By Ken Ige, Star-Bulletin
Office of Hawaiian Affairs Board Chairman Clayton Hee
testifies in support of Earl Anzai at his friend's confirmation
hearing for attorney general yesterday. Realizing that he
neglected to bring his reading glasses, Hee borrows
a pair from Anzai.

Anzai nomination
near confirmation

By Richard Borreca


Some supporters called him gruff or blunt, but last year's controversy surrounding Earl Anzai quieted enough that Anzai's nomination as attorney general appears headed for easy confirmation.

After a two-hour hearing before the Senate Judiciary Committee, senators moved to send Anzai's nomination to the Senate for a confirmation vote.

Legislature 2000 Yesterday's action came as Anzai recalled how last year the same Senate rejected him as state budget director.

Speaking about Gov. Ben Cayetano's decision to push the issue of the rejection by sending his name back down for confirmation to an even more powerful and prestigious position, Anzai admitted it was risky.

"I understand, you understand and I assume the entire state understands it was a controversial position to take," he said.

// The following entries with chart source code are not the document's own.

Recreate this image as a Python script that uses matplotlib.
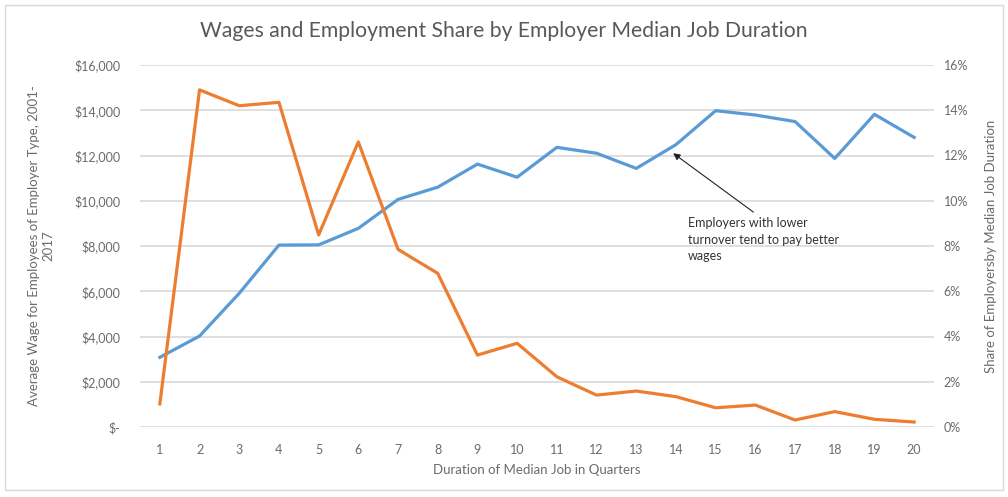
import matplotlib
matplotlib.use("Agg")
import matplotlib.pyplot as plt
from matplotlib.patches import Rectangle

plt.rcParams['font.family'] = ['Lato', 'DejaVu Sans']

quarters = list(range(1, 21))
wages = [3080, 4020, 5910, 8040, 8050, 8780, 10060, 10600, 11620, 11040,
         12360, 12100, 11430, 12480, 13980, 13790, 13500, 11870, 13820, 12800]
share = [1.02, 14.9, 14.2, 14.35, 8.49, 12.6, 7.85, 6.79, 3.18, 3.7,
         2.22, 1.41, 1.59, 1.34, 0.85, 0.97, 0.31, 0.68, 0.34, 0.22]

wage_ticks = list(range(0, 16001, 2000))
wage_labels = ['$-'] + ['${:,}'.format(v) for v in wage_ticks[1:]]
share_ticks = list(range(0, 17, 2))
share_labels = ['{}%'.format(v) for v in share_ticks]

blue = '#5B9BD5'
orange = '#ED7D31'
txt = '#6b6b6b'
grid = '#d9d9d9'

fig = plt.figure(figsize=(10.08, 4.97), dpi=100)
ax = fig.add_axes([140 / 1008, 1 - 427 / 497, (934 - 140) / 1008, (427 - 65) / 497])
ax2 = ax.twinx()

ax.plot(quarters, wages, color=blue, lw=2.3, solid_joinstyle='round', zorder=3)
ax2.plot(quarters, share, color=orange, lw=2.3, solid_joinstyle='round', zorder=3)

ax.set_xlim(0.5, 20.5)
ax.set_ylim(0, 16000)
ax2.set_ylim(0, 16)
ax.set_xticks(quarters)
ax.set_xticklabels([str(q) for q in quarters])
ax.set_yticks(wage_ticks)
ax.set_yticklabels(wage_labels)
ax2.set_yticks(share_ticks)
ax2.set_yticklabels(share_labels)

ax.grid(axis='y', color=grid, lw=1.2)
ax.set_axisbelow(True)
for a in (ax, ax2):
    for s in a.spines.values():
        s.set_visible(False)
    a.tick_params(length=0, colors=txt, labelsize=9)
ax.tick_params(axis='y', pad=14)
ax.tick_params(axis='x', pad=12)
ax2.tick_params(axis='y', pad=7)

ax.set_xlabel('Duration of Median Job in Quarters', color=txt, fontsize=9.5, labelpad=6)
ax.set_ylabel('Average Wage for Employees of Employer Type, 2001-\n2017',
              color=txt, fontsize=9.5, labelpad=14, linespacing=1.3)
ax2.set_ylabel('Share of Employersby Median Job Duration', color=txt,
               fontsize=9.5, labelpad=12)

fig.suptitle('Wages and Employment Share by Employer Median Job Duration',
             y=1 - 31 / 497, va='center', color='#595959', fontsize=15.2)

ax.annotate('', xy=(13.93, 12100), xytext=(15.95, 9500),
            arrowprops=dict(arrowstyle='-|>', color='#222222', lw=0.8,
                            mutation_scale=10, shrinkA=0, shrinkB=0))
ax.text(14.3, 9280, 'Employers with lower\nturnover tend to pay better\nwages',
        color='#333333', fontsize=9, va='top', ha='left', linespacing=1.45)

fig.patches.append(Rectangle((5 / 1008, 7 / 497), 998 / 1008, 485 / 497,
                             transform=fig.transFigure, fill=False,
                             edgecolor=grid, lw=1))

fig.savefig('out.png', dpi=100)
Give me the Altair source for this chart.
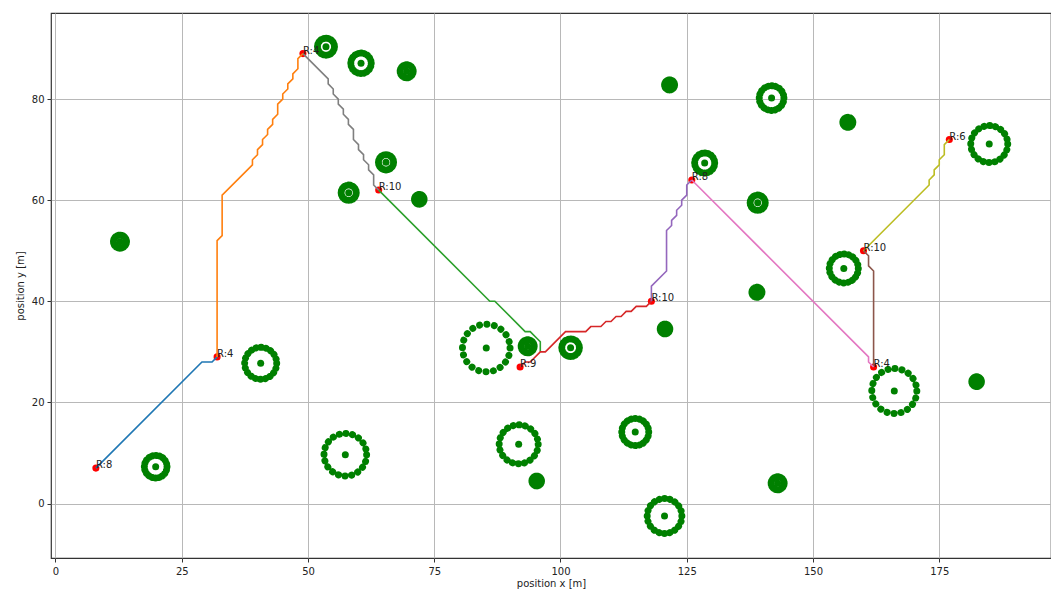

Anzai took office more than eight months ago.

He noted that while his predecessor, Margery Bronster, who was also denied confirmation last year, had been criticized for delaying legal opinions, micromanaging the department and allegedly attempting to set policy with legal opinions, he was running a legal office designed to quickly turn around opinions.

"Nothing will sit on my desk for more than 24 hours, unless I have a problem with it," he said.

Anzai added that he has sent opinions back if he felt a deputy attorney general was attempting to set state policy with an opinion.

Perhaps his harshest critic on the Judiciary Committee, Republican Sen. Whitney Anderson, said Anzai is "doing a damn fine job."

Anderson added, however, that he had "philosophical differences" about the attorney general's office.

Anderson, whose wife used to work for Bishop Estate and has been a political ally of former House Speaker Henry Peters, who is under indictment for his dealing as a Bishop Estate trustee, has repeatedly criticized the state's Bishop Estate investigation.

Peters submitted testimony opposing Anzai's appointment. He noted that he is suing Anzai and Bronster for indicting "innocent people and tainting the grand jury process."

Anzai also won the support of both the Hawaii Government Employees Association and the United Public Workers, two public employee unions that have criticized the Cayetano administration for its civil service reform measures.